#### SUPPLIED INFORMATION ####
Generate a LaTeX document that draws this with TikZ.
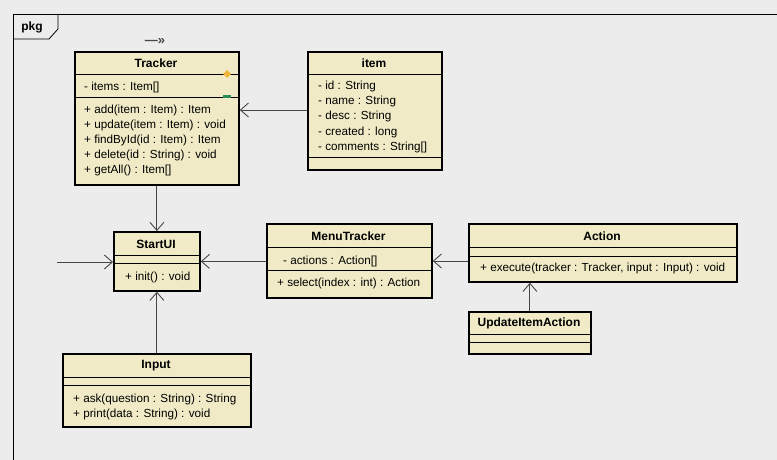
\documentclass[tikz,border=0pt]{standalone}
\usepackage{fontspec}
\setmainfont{Liberation Sans}
\usetikzlibrary{arrows.meta}
\definecolor{bg}{RGB}{236,236,236}
\definecolor{clsfill}{RGB}{240,235,198}
\definecolor{arrcol}{RGB}{70,70,70}
\definecolor{dorange}{RGB}{240,180,60}
\definecolor{dgreen}{RGB}{40,140,90}
\begin{document}
\begin{tikzpicture}[x=1pt,y=-1pt,
  cls/.style={draw=black, line width=1.8pt, fill=clsfill, anchor=north west, inner sep=0pt},
  ttl/.style={font=\fontsize{12}{14}\selectfont\bfseries, inner sep=0pt},
  mem/.style={font=\fontsize{11.7}{14}\selectfont, anchor=west, inner sep=0pt},
  sep/.style={line width=0.8pt},
  arr/.style={draw=arrcol, line width=0.9pt, -{Straight Barb[length=8pt,width=14pt]}}]
\fill[bg] (0,0) rectangle (777,460);
\useasboundingbox (0,0) rectangle (777,460);
% package frame
\draw[line width=0.8pt] (13,460) -- (13,14) -- (777,14);
\draw[line width=0.8pt] (13,39) -- (49,39) -- (58,29) -- (58,14);
\node[ttl] (pkg) at (32,27) {pkg};
% Tracker
\node[cls, minimum width=164pt, minimum height=133pt] (tracker) at (74,51) {};
\draw[sep] (74,74) -- (238,74);
\draw[sep] (74,97) -- (238,97);
\node[ttl] (trT) at (156,63) {Tracker};
\node[mem] (tr1) at (84,87) {- items : Item[]};
\node[mem] (tr2) at (84,110) {+ add(item : Item) : Item};
\node[mem] (tr3) at (84,125) {+ update(item : Item) : void};
\node[mem] (tr4) at (84,140) {+ findById(id : Item) : Item};
\node[mem] (tr5) at (84,155) {+ delete(id : String) : void};
\node[mem] (tr6) at (84,170) {+ getAll() : Item[]};
\fill[dorange] (227,70) -- (231,74) -- (227,78) -- (223,74) -- cycle;
\fill[dgreen] (223,95.5) rectangle (231,98.5);
\node[ttl, text=arrcol, font=\fontsize{13}{13}\selectfont\bfseries] (mark) at (155,42) {—»};
% item
\node[cls, minimum width=134pt, minimum height=118pt] (item) at (307,51) {};
\draw[sep] (307,74) -- (441,74);
\draw[sep] (307,157) -- (441,157);
\node[ttl] (itT) at (374,63) {item};
\node[mem] (it1) at (318,86) {- id : String};
\node[mem] (it2) at (318,101) {- name : String};
\node[mem] (it3) at (318,116) {- desc : String};
\node[mem] (it4) at (318,132) {- created : long};
\node[mem] (it5) at (318,147) {- comments : String[]};
% StartUI
\node[cls, minimum width=86pt, minimum height=59pt] (startui) at (113,231) {};
\draw[sep] (113,255) -- (199,255);
\draw[sep] (113,263) -- (199,263);
\node[ttl] (suT) at (156,244) {StartUI};
\node[mem] (su1) at (125,277) {+ init() : void};
% MenuTracker
\node[cls, minimum width=165pt, minimum height=74pt] (menu) at (266,223) {};
\draw[sep] (266,247) -- (431,247);
\draw[sep] (266,270) -- (431,270);
\node[ttl] (mtT) at (348.5,236) {MenuTracker};
\node[mem] (mt1) at (283,261) {- actions : Action[]};
\node[mem] (mt2) at (277,283) {+ select(index : int) : Action};
% Action
\node[cls, minimum width=268pt, minimum height=58pt] (action) at (468,223) {};
\draw[sep] (468,247) -- (736,247);
\draw[sep] (468,256) -- (736,256);
\node[ttl] (acT) at (602,236) {Action};
\node[mem] (ac1) at (480,268) {+ execute(tracker : Tracker, input : Input) : void};
% UpdateItemAction
\node[cls, minimum width=122pt, minimum height=42pt] (upd) at (468,311) {};
\draw[sep] (468,334) -- (590,334);
\draw[sep] (468,342) -- (590,342);
\node[ttl] (upT) at (529,323) {UpdateItemAction};
% Input
\node[cls, minimum width=188pt, minimum height=73pt] (input) at (62,353) {};
\draw[sep] (62,377) -- (250,377);
\draw[sep] (62,385) -- (250,385);
\node[ttl] (inT) at (156,366) {Input};
\node[mem] (in1) at (73,399) {+ ask(question : String) : String};
\node[mem] (in2) at (73,414) {+ print(data : String) : void};
% connectors
\coordinate (lin) at (57,262);
\draw[arr] (item.west |- tr2) -- (tracker.east |- tr2);
\draw[arr] (tracker.south) -- (startui.north);
\draw[arr] (lin) -- (lin -| startui.west);
\draw[arr] (menu.west |- startui.center) -- (startui.east);
\draw[arr] (action.west |- mt1) -- (menu.east |- mt1);
\draw[arr] (upd.north) -- (upd.north |- action.south);
\draw[arr] (input.north) -- (startui.south);
\end{tikzpicture}
\end{document}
####
GIVEN EXERCISE
Take the listing above and restate it word for word, without its pictures.

TASK RESULT
Generate a LaTeX document that draws this with TikZ.
\documentclass[tikz,border=0pt]{standalone}
\usepackage{fontspec}
\setmainfont{Liberation Sans}
\usetikzlibrary{arrows.meta}
\definecolor{bg}{RGB}{236,236,236}
\definecolor{clsfill}{RGB}{240,235,198}
\definecolor{arrcol}{RGB}{70,70,70}
\definecolor{dorange}{RGB}{240,180,60}
\definecolor{dgreen}{RGB}{40,140,90}
\begin{document}
\begin{tikzpicture}[x=1pt,y=-1pt,
  cls/.style={draw=black, line width=1.8pt, fill=clsfill, anchor=north west, inner sep=0pt},
  ttl/.style={font=\fontsize{12}{14}\selectfont\bfseries, inner sep=0pt},
  mem/.style={font=\fontsize{11.7}{14}\selectfont, anchor=west, inner sep=0pt},
  sep/.style={line width=0.8pt},
  arr/.style={draw=arrcol, line width=0.9pt, -{Straight Barb[length=8pt,width=14pt]}}]
\fill[bg] (0,0) rectangle (777,460);
\useasboundingbox (0,0) rectangle (777,460);
% package frame
\draw[line width=0.8pt] (13,460) -- (13,14) -- (777,14);
\draw[line width=0.8pt] (13,39) -- (49,39) -- (58,29) -- (58,14);
\node[ttl] (pkg) at (32,27) {pkg};
% Tracker
\node[cls, minimum width=164pt, minimum height=133pt] (tracker) at (74,51) {};
\draw[sep] (74,74) -- (238,74);
\draw[sep] (74,97) -- (238,97);
\node[ttl] (trT) at (156,63) {Tracker};
\node[mem] (tr1) at (84,87) {- items : Item[]};
\node[mem] (tr2) at (84,110) {+ add(item : Item) : Item};
\node[mem] (tr3) at (84,125) {+ update(item : Item) : void};
\node[mem] (tr4) at (84,140) {+ findById(id : Item) : Item};
\node[mem] (tr5) at (84,155) {+ delete(id : String) : void};
\node[mem] (tr6) at (84,170) {+ getAll() : Item[]};
\fill[dorange] (227,70) -- (231,74) -- (227,78) -- (223,74) -- cycle;
\fill[dgreen] (223,95.5) rectangle (231,98.5);
\node[ttl, text=arrcol, font=\fontsize{13}{13}\selectfont\bfseries] (mark) at (155,42) {—»};
% item
\node[cls, minimum width=134pt, minimum height=118pt] (item) at (307,51) {};
\draw[sep] (307,74) -- (441,74);
\draw[sep] (307,157) -- (441,157);
\node[ttl] (itT) at (374,63) {item};
\node[mem] (it1) at (318,86) {- id : String};
\node[mem] (it2) at (318,101) {- name : String};
\node[mem] (it3) at (318,116) {- desc : String};
\node[mem] (it4) at (318,132) {- created : long};
\node[mem] (it5) at (318,147) {- comments : String[]};
% StartUI
\node[cls, minimum width=86pt, minimum height=59pt] (startui) at (113,231) {};
\draw[sep] (113,255) -- (199,255);
\draw[sep] (113,263) -- (199,263);
\node[ttl] (suT) at (156,244) {StartUI};
\node[mem] (su1) at (125,277) {+ init() : void};
% MenuTracker
\node[cls, minimum width=165pt, minimum height=74pt] (menu) at (266,223) {};
\draw[sep] (266,247) -- (431,247);
\draw[sep] (266,270) -- (431,270);
\node[ttl] (mtT) at (348.5,236) {MenuTracker};
\node[mem] (mt1) at (283,261) {- actions : Action[]};
\node[mem] (mt2) at (277,283) {+ select(index : int) : Action};
% Action
\node[cls, minimum width=268pt, minimum height=58pt] (action) at (468,223) {};
\draw[sep] (468,247) -- (736,247);
\draw[sep] (468,256) -- (736,256);
\node[ttl] (acT) at (602,236) {Action};
\node[mem] (ac1) at (480,268) {+ execute(tracker : Tracker, input : Input) : void};
% UpdateItemAction
\node[cls, minimum width=122pt, minimum height=42pt] (upd) at (468,311) {};
\draw[sep] (468,334) -- (590,334);
\draw[sep] (468,342) -- (590,342);
\node[ttl] (upT) at (529,323) {UpdateItemAction};
% Input
\node[cls, minimum width=188pt, minimum height=73pt] (input) at (62,353) {};
\draw[sep] (62,377) -- (250,377);
\draw[sep] (62,385) -- (250,385);
\node[ttl] (inT) at (156,366) {Input};
\node[mem] (in1) at (73,399) {+ ask(question : String) : String};
\node[mem] (in2) at (73,414) {+ print(data : String) : void};
% connectors
\coordinate (lin) at (57,262);
\draw[arr] (item.west |- tr2) -- (tracker.east |- tr2);
\draw[arr] (tracker.south) -- (startui.north);
\draw[arr] (lin) -- (lin -| startui.west);
\draw[arr] (menu.west |- startui.center) -- (startui.east);
\draw[arr] (action.west |- mt1) -- (menu.east |- mt1);
\draw[arr] (upd.north) -- (upd.north |- action.south);
\draw[arr] (input.north) -- (startui.south);
\end{tikzpicture}
\end{document}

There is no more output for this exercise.